I revisited my childhood home last week for the first time in over nine years. Most of my growing up was done in that house, and many of my memories can be found littering every part of the house, yard, and surrounding woods. I walked around the outside of the house itself and revisited the place where our swing-set/fortress had stood. I saw the fence post one of my sisters broke her face on when we were sledding. I walked over the exposed tree roots my sisters and I had used as pseudo bases in our unique take on baseball/wiffle ball.
The sledding hill was smaller than I had remembered. The garden more wild and unkempt. The house itself, already over 100-years-old when we lived in it, was looking older and more worn. The yard, though still large, was not as spacious as it had felt.

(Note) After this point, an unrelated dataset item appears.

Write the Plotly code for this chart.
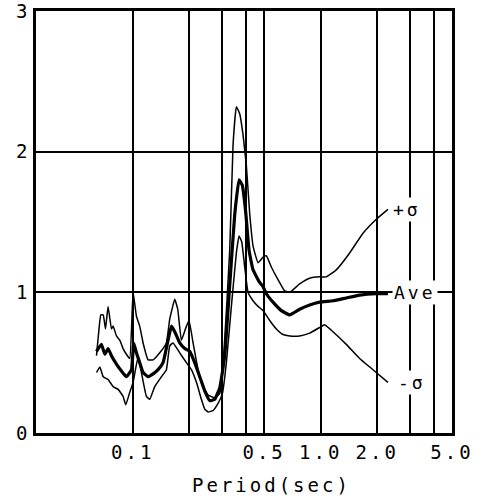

I didn't go into the house itself, but I remembered hanging laundry on the second-floor porch, the patched-together carpet in the living room, and accidentally sewing my finger one day on my sewing machine.
I remembered when I was 8-years-old and how my mom cried as my dad explained that he was being deployed to Iraq for a year – and the blizzard we drove through to see him off in New Jersey. I was reminded of all the things that had made me feel like my world was going to come crashing down.
But mostly, I remembered who I was when I lived there: a young, awkward 6-year-old to 12-year-old with glasses and frizzy hair. I remembered some of my fears and joys. I remembered where I had come from and how much I have grown. I did not miss being that young girl, though I missed her optimism and idealism.
I remembered my life there and I looked back on the things I had experienced and saw the ways they had changed me and my family. But mostly, I saw how I survived and thrived in spite of the hardships. And though things are different now than they were then, that does not mean that they are bad now. I will continue to live and make memories that I will one day revisit.